In 2023, fewer than half of Kentucky’s licensed and regulated ECE providers were rated high-quality (3 stars or higher), with a statewide average of 2.7 stars. Indicators used to track quality include the percentage of high-quality providers, the share of communities with average ratings of 3 or better, the proportion of early childhood slots in high-quality settings, staff-to-child ratios, and health and wellness referrals. Improving these metrics strengthens early learning environments and better equips children for success in kindergarten and beyond.
A high-quality early care and education (ECE) workforce is a cornerstone of kindergarten readiness. Skilled, well-supported educators create nurturing, engaging, and developmentally appropriate environments that foster children’s cognitive, social-emotional, and physical growth. Key components of a strong ECE workforce include formal education and ongoing professional training, recognized credentials and career pathways, deep knowledge of child development, cultural competence, and the ability to build strong relationships with children and families. Educators must also demonstrate socio-emotional competence, uphold high health and safety standards, and engage in advocacy and leadership for the profession.

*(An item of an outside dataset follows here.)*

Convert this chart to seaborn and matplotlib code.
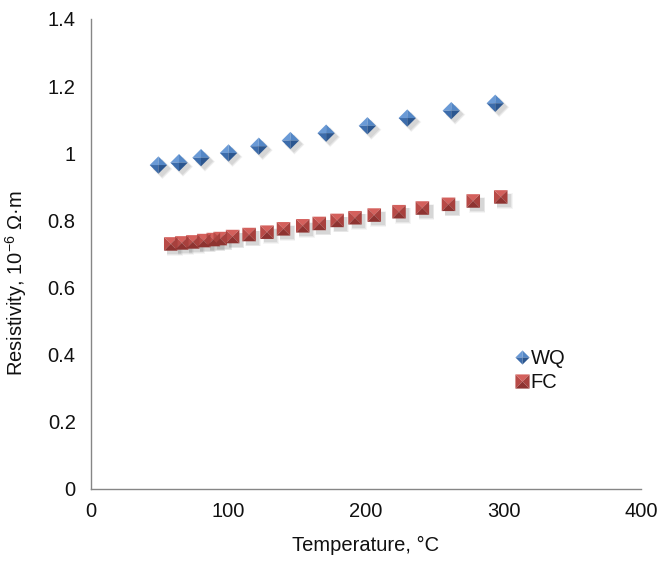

Investing in the ECE workforce through professional development, scholarships, competitive compensation, and supportive working conditions helps recruit and retain talented educators committed to children’s success. In turn, children benefit from consistent, high-quality interactions that build the skills needed for school and life.
Kentucky tracks workforce quality through indicators such as the number of ECE-specific degrees and credentials earned, the number of scholarships awarded to educators and directors, the number of teacher leads and assistants, staff turnover rates, and the proportion of early educators trained in early literacy. Strengthening these metrics ensures that more children enter kindergarten with a solid foundation for learning, setting them on a path toward lifelong achievement.
Third grade proficiency in reading and math is a critical lagging indicator for kindergarten readiness, reflecting the long-term impact of early learning experiences on academic achievement. Students who enter kindergarten ready to learn are significantly more likely to reach proficiency or higher on third grade state assessments. In Kentucky, data from the Brigance Kindergarten Screener shows a strong correlation: children rated as “ready” or “ready with enrichments” in kindergarten consistently outperform their peers in third grade reading and math, while those not ready are more likely to score at the novice or apprentice levels.
This relationship matters because third grade marks a pivotal shift from “learning to read” to “reading to learn,” a transition that affects success across all subjects. Proficiency at this stage predicts future academic achievement, including middle and high school performance, graduation rates, and postsecondary readiness. Conversely, children who are not proficient by third grade face increased risks of grade retention, remedial coursework, and lower educational attainment.
As a lagging indicator, third grade proficiency captures the cumulative effects of children’s early environments, access to quality early care and education, and kindergarten readiness. It is an essential measure for evaluating the effectiveness of early childhood investments and identifying where supports are needed.